In our effort to encourage discussion in all walks of society, Mulat Pinoy has been requesting messages, articles and commentary on popdev matters from various personalities.
Our contributors are a varied sort: some from NGOs, others from a more corporate background; some are well-known across the board while others lead quieter lives. Regardless of who they are and where they come from, they have something to say about our population, and we should all listen.
The following message is from Engr. Grace Nicolas, who is trying to increase awareness about popdev in her hometown of Calauan, Laguna:
It was 1 o’clock in the afternoon, and the refrigerator floating alongside my car was travelling much faster than me. I was stranded in Barangay Bucal, Calamba City. The flood was rushing around every car, and none of the cars were moving. It was September 26, 2009 and the word on the radio was “ONDOY.”
I was in the driver’s seat, and with me were three friends from Los Baños. We had just come from school. The water was brown. We thought the flood was caused by the new subdivision that was under development, soon to be home for those who can afford to live in the hills. The developers had removed all trees to make roads. I suddenly blamed the government for the approval they gave to progress they thought could help the community, a sprawling subdivision in a new city.

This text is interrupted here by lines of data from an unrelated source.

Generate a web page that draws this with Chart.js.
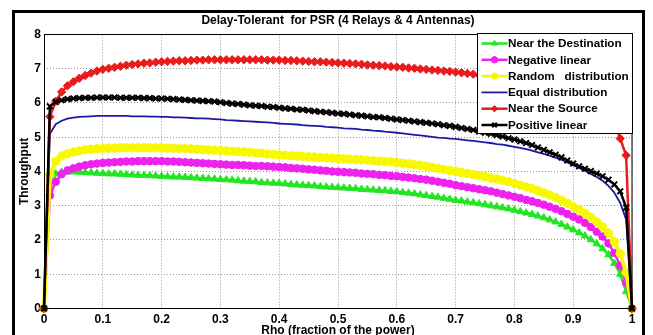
<!DOCTYPE html>
<html><head><meta charset="utf-8">
<script src="https://cdn.jsdelivr.net/npm/chart.js@4.4.1/dist/chart.umd.min.js"></script>
<style>html,body{margin:0;padding:0;background:#fff;overflow:hidden}canvas{display:block}</style>
</head><body>
<canvas id="c" width="653" height="335"></canvas>
<script>
const titleText = "Delay-Tolerant  for PSR (4 Relays & 4 Antennas)";
const xTitle = "Rho (fraction of the power)";
const yTitle = "Throughput";
const xTicks = [0,0.1,0.2,0.3,0.4,0.5,0.6,0.7,0.8,0.9,1];
const xTickLabels = ["0","0.1","0.2","0.3","0.4","0.5","0.6","0.7","0.8","0.9","1"];
const yTicks = [0,1,2,3,4,5,6,7,8];
const yTickLabels = ["0","1","2","3","4","5","6","7","8"];
const seriesNames = ["Near the Destination","Negative linear","Random   distribution","Equal distribution","Near the Source","Positive linear"];

const rho = [0,0.01,0.02,0.03,0.04,0.05,0.06,0.07,0.08,0.09,
0.10,0.11,0.12,0.13,0.14,0.15,0.16,0.17,0.18,0.19,
0.20,0.21,0.22,0.23,0.24,0.25,0.26,0.27,0.28,0.29,
0.30,0.31,0.32,0.33,0.34,0.35,0.36,0.37,0.38,0.39,
0.40,0.41,0.42,0.43,0.44,0.45,0.46,0.47,0.48,0.49,
0.50,0.51,0.52,0.53,0.54,0.55,0.56,0.57,0.58,0.59,
0.60,0.61,0.62,0.63,0.64,0.65,0.66,0.67,0.68,0.69,
0.70,0.71,0.72,0.73,0.74,0.75,0.76,0.77,0.78,0.79,
0.80,0.81,0.82,0.83,0.84,0.85,0.86,0.87,0.88,0.89,
0.90,0.91,0.92,0.93,0.94,0.95,0.96,0.97,0.98,0.99,1.00];

const nearDestination = [0,3.5,3.93,3.98,3.99,3.99,3.98,3.97,3.96,3.95,
3.94,3.93,3.93,3.92,3.91,3.90,3.89,3.89,3.88,3.87,
3.86,3.85,3.84,3.84,3.83,3.82,3.81,3.80,3.79,3.78,
3.77,3.76,3.75,3.73,3.72,3.71,3.70,3.68,3.67,3.66,
3.65,3.64,3.62,3.61,3.60,3.59,3.58,3.56,3.55,3.54,
3.53,3.52,3.51,3.50,3.48,3.47,3.46,3.45,3.44,3.42,
3.41,3.39,3.37,3.35,3.32,3.30,3.27,3.25,3.22,3.19,
3.16,3.14,3.11,3.09,3.06,3.03,3.00,2.97,2.94,2.91,
2.87,2.83,2.79,2.75,2.70,2.65,2.59,2.53,2.46,2.38,
2.30,2.21,2.12,2.01,1.89,1.75,1.57,1.32,1.00,0.50,0];

const negativeLinear = [0,3.3,3.7,3.92,4.03,4.09,4.14,4.18,4.21,4.23,
4.25,4.26,4.27,4.28,4.29,4.29,4.30,4.30,4.30,4.30,
4.30,4.29,4.29,4.28,4.27,4.26,4.25,4.24,4.23,4.22,
4.21,4.20,4.19,4.19,4.18,4.17,4.16,4.16,4.15,4.14,
4.13,4.12,4.10,4.09,4.08,4.06,4.05,4.03,4.02,4.00,
3.99,3.98,3.97,3.96,3.94,3.93,3.92,3.90,3.89,3.87,
3.86,3.84,3.82,3.80,3.78,3.76,3.73,3.70,3.67,3.64,
3.60,3.57,3.54,3.51,3.48,3.45,3.42,3.38,3.34,3.30,
3.26,3.22,3.17,3.13,3.08,3.03,2.97,2.91,2.84,2.76,
2.68,2.60,2.50,2.38,2.24,2.10,1.90,1.62,1.25,0.75,0];

const randomDistribution = [0,3.9,4.3,4.45,4.52,4.57,4.60,4.63,4.65,4.66,
4.67,4.68,4.68,4.69,4.69,4.69,4.69,4.69,4.69,4.69,
4.69,4.68,4.68,4.67,4.67,4.66,4.65,4.64,4.63,4.62,
4.61,4.60,4.59,4.58,4.57,4.56,4.54,4.53,4.51,4.50,
4.48,4.47,4.46,4.45,4.44,4.43,4.42,4.41,4.40,4.39,
4.38,4.37,4.36,4.35,4.34,4.33,4.31,4.30,4.29,4.28,
4.26,4.24,4.22,4.20,4.18,4.15,4.12,4.09,4.06,4.03,
4.00,3.97,3.94,3.91,3.88,3.85,3.81,3.78,3.74,3.70,
3.65,3.60,3.55,3.50,3.44,3.38,3.31,3.24,3.16,3.07,
2.97,2.88,2.78,2.66,2.53,2.38,2.20,1.95,1.60,1.05,0];

const equalDistribution = [0,5.1,5.38,5.48,5.54,5.57,5.59,5.60,5.61,5.62,
5.62,5.62,5.62,5.62,5.62,5.61,5.61,5.61,5.60,5.60,
5.59,5.59,5.58,5.58,5.57,5.56,5.55,5.55,5.54,5.53,
5.52,5.50,5.49,5.48,5.47,5.46,5.45,5.44,5.43,5.42,
5.40,5.39,5.38,5.37,5.35,5.34,5.33,5.32,5.30,5.29,
5.28,5.26,5.25,5.24,5.22,5.21,5.19,5.18,5.16,5.15,
5.13,5.11,5.09,5.07,5.05,5.03,5.01,4.99,4.98,4.96,
4.95,4.93,4.91,4.89,4.87,4.85,4.83,4.80,4.78,4.75,
4.72,4.69,4.65,4.61,4.56,4.51,4.46,4.40,4.34,4.26,
4.18,4.10,4.02,3.93,3.84,3.73,3.58,3.38,3.08,2.60,0];

const nearSource = [0,5.6,6.05,6.32,6.50,6.62,6.72,6.80,6.87,6.93,
6.98,7.01,7.04,7.07,7.10,7.12,7.14,7.16,7.17,7.19,
7.20,7.21,7.22,7.23,7.23,7.24,7.25,7.25,7.26,7.26,
7.26,7.26,7.26,7.26,7.26,7.26,7.26,7.26,7.25,7.25,
7.25,7.24,7.24,7.23,7.22,7.21,7.20,7.20,7.19,7.18,
7.17,7.16,7.15,7.14,7.13,7.11,7.10,7.09,7.08,7.06,
7.05,7.04,7.02,7.01,6.99,6.98,6.96,6.95,6.93,6.92,
6.90,6.88,6.86,6.84,6.81,6.79,6.76,6.74,6.71,6.69,
6.66,6.63,6.60,6.57,6.53,6.50,6.46,6.42,6.38,6.33,
6.28,6.22,6.16,6.10,6.00,5.90,5.72,5.45,4.96,4.47,0];

const positiveLinear = [0,5.9,6.03,6.08,6.11,6.13,6.14,6.15,6.15,6.16,
6.16,6.16,6.16,6.15,6.15,6.15,6.15,6.14,6.14,6.13,
6.13,6.12,6.11,6.10,6.09,6.08,6.07,6.06,6.05,6.04,
6.02,6.00,5.98,5.97,5.95,5.93,5.92,5.91,5.89,5.88,
5.86,5.84,5.83,5.81,5.80,5.78,5.76,5.74,5.73,5.71,
5.69,5.68,5.66,5.64,5.63,5.61,5.59,5.58,5.56,5.54,
5.52,5.50,5.48,5.46,5.44,5.42,5.40,5.38,5.35,5.33,
5.30,5.27,5.24,5.21,5.17,5.13,5.10,5.06,5.02,4.97,
4.93,4.88,4.83,4.77,4.70,4.63,4.56,4.49,4.41,4.32,
4.23,4.15,4.08,4.01,3.94,3.86,3.76,3.62,3.42,2.95,0];

const seriesValues = [nearDestination, negativeLinear, randomDistribution, equalDistribution, nearSource, positiveLinear];
const styles = [
  {color:'#22e622', point:'triangle', r:4.2, w:2.5, pw:1},
  {color:'#ee22ee', point:'circle', r:3.8, w:2.5, pw:1},
  {color:'#f8f800', point:'circle', r:4.2, w:4, pw:1},
  {color:'#1a1aa6', point:false, r:0, w:1.8, pw:1},
  {color:'#e81c1c', point:'rectRot', r:4.2, w:2.5, pw:1},
  {color:'#000000', point:'crossRot', r:4, w:2.5, pw:2}
];

const FONT = "'Liberation Sans', Arial, sans-serif";

const datasets = seriesNames.map((name, i) => ({
  label: name,
  data: rho.map((x, k) => ({x: x, y: seriesValues[i][k]})),
  borderColor: styles[i].color,
  backgroundColor: styles[i].color,
  borderWidth: styles[i].w,
  pointStyle: styles[i].point || 'circle',
  pointRadius: styles[i].r,
  pointBorderWidth: styles[i].pw,
  pointBackgroundColor: styles[i].color,
  pointBorderColor: styles[i].color,
  tension: 0,
  clip: false,
  order: seriesNames.length - i
}));

const boxPlugin = {
  id: 'boxAndLegend',
  afterDatasetsDraw(chart) {
    const {ctx, chartArea: a} = chart;
    ctx.save();
    ctx.strokeStyle = '#000';
    ctx.lineWidth = 1;
    ctx.strokeRect(Math.round(a.left) + 0.5, Math.round(a.top) + 0.5, Math.round(a.right - a.left) - 0.5, Math.round(a.bottom - a.top));
    ctx.restore();
  },
  afterDraw(chart) {
    const {ctx, chartArea: a} = chart;
    ctx.save();
    const lw = 155, lh = 100;
    const lx = Math.round(a.right) - lw + 0.5, ly = Math.round(a.top) - 0.5;
    ctx.fillStyle = '#fff';
    ctx.fillRect(lx, ly, lw, lh);
    ctx.strokeStyle = '#000';
    ctx.lineWidth = 1;
    ctx.strokeRect(lx, ly, lw, lh);
    ctx.font = "bold 11.7px " + FONT;
    ctx.textBaseline = 'middle';
    ctx.textAlign = 'left';
    chart.data.datasets.forEach((ds, i) => {
      const y = ly + 10 + i * 16.3;
      ctx.strokeStyle = ds.borderColor;
      ctx.lineWidth = Math.min(ds.borderWidth, 2.5);
      ctx.beginPath();
      ctx.moveTo(lx + 4, y);
      ctx.lineTo(lx + 30, y);
      ctx.stroke();
      if (ds.pointRadius > 0) {
        ctx.fillStyle = ds.pointBackgroundColor;
        ctx.strokeStyle = ds.pointBorderColor;
        ctx.lineWidth = ds.pointBorderWidth;
        Chart.helpers.drawPoint(ctx, {pointStyle: ds.pointStyle, radius: 3.2, rotation: 0, borderWidth: ds.pointBorderWidth}, lx + 17, y);
      }
      ctx.fillStyle = '#000';
      ctx.fillText(ds.label, lx + 30.5, y + 0.5);
    });
    ctx.strokeStyle = '#000';
    ctx.lineWidth = 3;
    ctx.strokeRect(13.5, 11.5, 630, 400);
    ctx.restore();
  }
};

new Chart(document.getElementById('c'), {
  type: 'line',
  data: { datasets },
  options: {
    responsive: false,
    animation: false,
    devicePixelRatio: 1,
    layout: { padding: { left: 0, right: 21, top: 0, bottom: 0 } },
    plugins: {
      legend: { display: false },
      tooltip: { enabled: false },
      title: {
        display: true, text: titleText, color: '#000', fullSize: false,
        font: { family: FONT, size: 12, weight: 'bold' },
        padding: { top: 13, bottom: 7 }
      }
    },
    scales: {
      x: {
        type: 'linear', min: 0, max: 1,
        afterBuildTicks: s => { s.ticks = xTicks.map(v => ({value: v})); },
        afterFit: s => { s.height = 26.5; },
        ticks: { color: '#000', padding: 4, maxRotation: 0, autoSkip: false,
                 callback: (v, i) => xTickLabels[i],
                 font: { family: FONT, size: 12, weight: 'bold' } },
        grid: { color: '#999999', lineWidth: 1, drawTicks: false },
        border: { display: false, dash: [1, 2] },
        title: { display: true, text: xTitle, color: '#000',
                 font: { family: FONT, size: 12, weight: 'bold', lineHeight: 0.5 },
                 padding: { top: 0, bottom: 1 } }
      },
      y: {
        type: 'linear', min: 0, max: 8,
        afterBuildTicks: s => { s.ticks = yTicks.map(v => ({value: v})); },
        afterFit: s => { s.width = 44; },
        ticks: { color: '#000', padding: 3,
                 callback: (v, i) => yTickLabels[i],
                 font: { family: FONT, size: 12, weight: 'bold' } },
        grid: { color: '#999999', lineWidth: 1, drawTicks: false },
        border: { display: false, dash: [1, 2] },
        title: { display: true, text: yTitle, color: '#000',
                 font: { family: FONT, size: 12, weight: 'bold' },
                 padding: { top: 17.8, bottom: 0 } }
      }
    }
  },
  plugins: [boxPlugin]
});
</script>
</body></html>
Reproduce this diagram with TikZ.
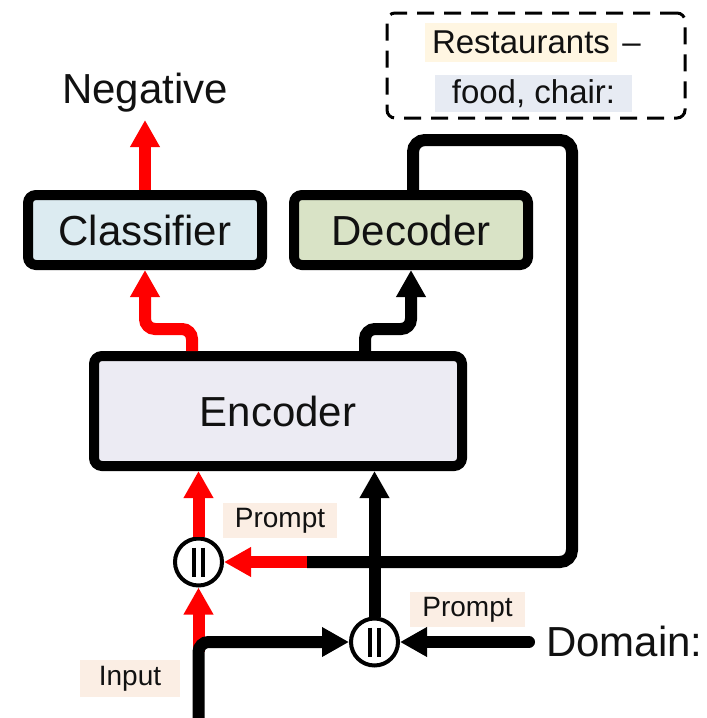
\documentclass[tikz,border=0pt]{standalone}
\usepackage{fontspec}
\setmainfont{Liberation Sans}
\usetikzlibrary{arrows.meta}
\definecolor{clsfill}{HTML}{DCEBF1}
\definecolor{decfill}{HTML}{D9E3C6}
\definecolor{encfill}{HTML}{ECEBF3}
\definecolor{redarr}{HTML}{FF0000}
\definecolor{peach}{HTML}{FBEEE4}
\definecolor{creamy}{HTML}{FFF6E2}
\definecolor{bluegray}{HTML}{E7EBF3}
\definecolor{ink}{HTML}{111111}
\begin{document}
\begin{tikzpicture}[x=1pt,y=-1pt,
  box/.style={draw=black, line width=10pt, rounded corners=8pt, inner sep=0pt,
    text=ink, font=\fontsize{42}{48}\selectfont},
  conn/.style={line width=12pt, rounded corners=10pt, -{Triangle[width=28pt,length=27pt]}},
  redconn/.style={conn, draw=redarr, -{Triangle[width=28pt,length=27pt,fill=redarr]}},
  concat/.style={circle, draw=black, line width=4pt, minimum size=47pt, inner sep=0pt, fill=white},
  bar/.style={line width=4.5pt},
  tag/.style={fill=peach, inner sep=0pt, text=ink, font=\fontsize{28}{32}\selectfont, minimum height=35pt},
  big/.style={text=ink, font=\fontsize{42}{48}\selectfont, inner sep=0pt},
  mid/.style={text=ink, font=\fontsize{33}{38}\selectfont, inner sep=0pt}
]
\useasboundingbox (0,0) rectangle (707,718);
\fill[white] (0,0) rectangle (707,718);

% boxes
\node[box, fill=clsfill, minimum width=234pt, minimum height=70pt] (cls) at (145,230) {Classifier};
\node[box, fill=decfill, minimum width=234pt, minimum height=70pt] (dec) at (411,230) {Decoder};
\node[box, fill=encfill, minimum width=368pt, minimum height=110pt] (enc) at (278,411) {Encoder};

% texts
\node[big, anchor=base] (neg) at (145,103) {Negative};
\coordinate (negtip) at (145,120);
\node[big, anchor=west] (dom) at (546,641) {Domain:};

% dashed box
\node[draw=black, line width=3pt, dash pattern=on 17pt off 10pt, rounded corners=8pt,
      minimum width=298pt, minimum height=105pt, inner sep=0pt] (dbox) at (536,65.5) {};
\node[mid, fill=creamy, minimum width=192pt, minimum height=39pt] (rest) at (521,42.5) {Restaurants};
\node[mid, anchor=base west] (dash) at ([xshift=5pt]rest.base east) {–};
\node[mid, fill=bluegray, minimum width=197pt, minimum height=37pt] (food) at (533.5,93.5) {food, chair:};

% tags
\node[tag, minimum width=114pt] (p1) at (280,520.5) {Prompt};
\node[tag, minimum width=115pt] (p2) at (467.5,609.5) {Prompt};
\node[tag, minimum width=100pt, minimum height=37pt] (inlab) at (130,678.5) {Input};

% concat nodes
\node[concat] (c1) at (198.5,562) {};
\node[concat] (c2) at (374.5,642) {};
\foreach \c in {c1,c2}{
  \draw[bar] ([xshift=-4.5pt]\c.center) ++(0,-14.5) -- ++(0,29);
  \draw[bar] ([xshift=4.5pt]\c.center) ++(0,-14.5) -- ++(0,29);
}

% connectors
\draw[redconn] (cls.north) -- (negtip);
\draw[redconn] ([xshift=-86pt]enc.north) -- ++(0,-22) -| (cls.south);
\draw[conn] ([xshift=87pt]enc.north) -- ++(0,-22) -| (dec.south);

\coordinate (rj) at (307,562);
\draw[line width=12pt, rounded corners=12pt] ([xshift=2pt]dec.north) |- (572,140) |- (rj);
\draw[redconn] (rj) -- (c1.east);
\draw[redconn] (c1.north) -- (c1 |- enc.south);

\coordinate (rs) at (198.5,652);
\draw[redconn] (rs) -- (c1.south);
\coordinate (inp) at (198.5,730);
\draw[conn] (inp) |- (c2.west);
\draw[conn] (c2.north) -- (c2 |- enc.south);
\draw[conn, line cap=round] ([xshift=-17pt]dom.west |- c2.east) -- (c2.east);
\end{tikzpicture}
\end{document}
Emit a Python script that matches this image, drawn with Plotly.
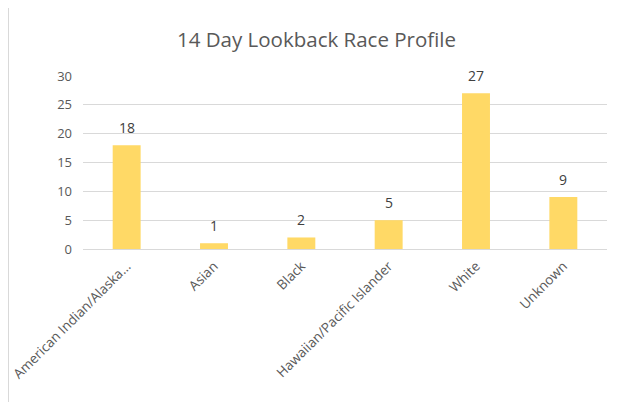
import plotly.graph_objects as go

categories = ["American Indian/Alaska...", "Asian", "Black", "Hawaiian/Pacific Islander", "White", "Unknown"]
values = [18, 1, 2, 5, 27, 9]
y_ticks = [0, 5, 10, 15, 20, 25, 30]

# page body has an 8px margin, so figure coords = screen coords - 8
OFF = 8
W, H = 626 - OFF, 402 - OFF
L, R, T, B = 83 - OFF, 19, 76 - OFF, 153
pw, ph = W - L - R, H - T - B

def px_x(sx):
    return (sx - OFF - L) / pw

def px_y(sy):
    return (H - B - (sy - OFF)) / ph

fig = go.Figure(go.Bar(
    x=categories, y=values,
    marker=dict(color="#FFD966", line=dict(width=0)),
    width=0.32, hoverinfo="x+y",
))

for c, v in zip(categories, values):
    fig.add_annotation(x=c, y=v, text=str(v), showarrow=False, yshift=18,
                       yanchor="middle", xanchor="center",
                       font=dict(family="Open Sans", size=14, color="#404040"))

fig.update_layout(
    width=W, height=H,
    margin=dict(l=L, r=R, t=T, b=B, autoexpand=False),
    paper_bgcolor="white", plot_bgcolor="white",
    title=dict(text="14 Day Lookback Race Profile", xref="container", x=(316.5 - OFF) / W,
               xanchor="center", yref="container", y=1 - (40 - OFF) / H, yanchor="middle",
               font=dict(family="Open Sans", size=20.5, color="#595959")),
    showlegend=False,
    xaxis=dict(tickangle=-45, tickfont=dict(family="Open Sans", size=13.5, color="#595959"),
               showline=True, linecolor="#d9d9d9", linewidth=1, ticks="", showgrid=False,
               automargin=False, ticklabelstandoff=3),
    yaxis=dict(range=[0, 30], tickvals=y_ticks, showgrid=True, gridcolor="#d9d9d9",
               zeroline=False, tickfont=dict(family="Open Sans", size=13, color="#595959"),
               ticks="", ticklen=0, automargin=False, ticklabelstandoff=10),
    shapes=[
        dict(type="rect", xref="paper", yref="paper",
             x0=px_x(8.5), x1=px_x(623.5), y0=px_y(420), y1=px_y(7.5),
             line=dict(color="#d9d9d9", width=1), fillcolor="rgba(0,0,0,0)", layer="below"),
    ],
)

fig.write_html("out.html")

I finally made it home at 10 o’clock that night. Without the flood, my lovely Calauan would only have been one hour away. I kept on thinking about the causes: climate change, ignorant and careless human beings, the Department of Environment and Natural Resources, the Laguna Lake Development Authority, subdivision developers, contractors and builders like me.
I became an environmentalist two years ago. My environmental technology professor—whom I consider my mentor—asked me why I wanted a master’s degree. I had my own company, so I didn’t really need a degree just to get a higher position at work. I told him that I didn’t plan for this. It just happened that I felt I needed to grow more as a person. I believed that continuing education is a must, whether it’s as formal as going to school or something as simple as reading a newspaper.
I heard on the radio that said the water levels in Laguna de Bay were exceptional. The last time this happened was a decade or two ago. I remembered that the decomposition of plastics, styrofoam and glass bottles take anywhere from 18 to 1 million years. I tried to illustrate this with a glass of water: if I add a small piece of plastic every minute, the water will overflow, and the decomposition of that plastic will take 18 years. So imagine that on a much larger scale in the bay, which is flanked by the capital city of Sta. Cruz and places like Bae, Los Baños, Calauan, Pila and Victoria.
I found myself asking my friends, classmates, and online contacts for donations. These were donations not for Calauan where I lived, but for the victims in bay area. The schools were used as relocation sites, the places where the victims once lived now empty and eerie. I went around with my secretary, going towards the Laguna de Bay. There were boats in a place that only tricycles and jeeps used to frequent. I saw a kid at a sari-sari store, clutching an umbrella, knee-deep in water. I took pictures of everything, and I was so confused. Why was this is happening? Was it the wrath of God? Or a man-made mistake?
I asked my professor to excuse me in the middle of our class, and I asked my classmates to help me distribute the goods that I had collected. The donations were placed in paper bags, because I didn’t want to add to all the plastic in the water. The donations were meant for barangays in the bay area, where it took the water three long months to subside. A few of my classmates came with me. They removed their shoes and folded their pants up, and we distributed the relief goods. They were students just like me, taking up a Master’s degree in Management, majoring in Engineering Management. I was so overwhelmed.
The experience taught me a lot about awareness. Most people don’t know the consequences of throwing a small piece of candy wrapper just anywhere. They don’t know that cigarette filters take 18 years to decompose. I started attending advocacy programs, DENR conferences, anything that would make me more knowledgeable, anything that I could share with my small community. Maybe, one step at a time, I can make a difference.
I started organizing seminars about climate change and the ozone layer. I wanted to develop a current events and awareness program. I started distributing walis tingting as a way to help the livelihood program of a local women’s cooperative. I am learning so much that I am often surprised.
My employees wonder why I am doing this. People like me have problems too, so why add more problems which are not really mine to solve? I just really want to help in my little way. Hopefully, one step at a time, I can make a difference.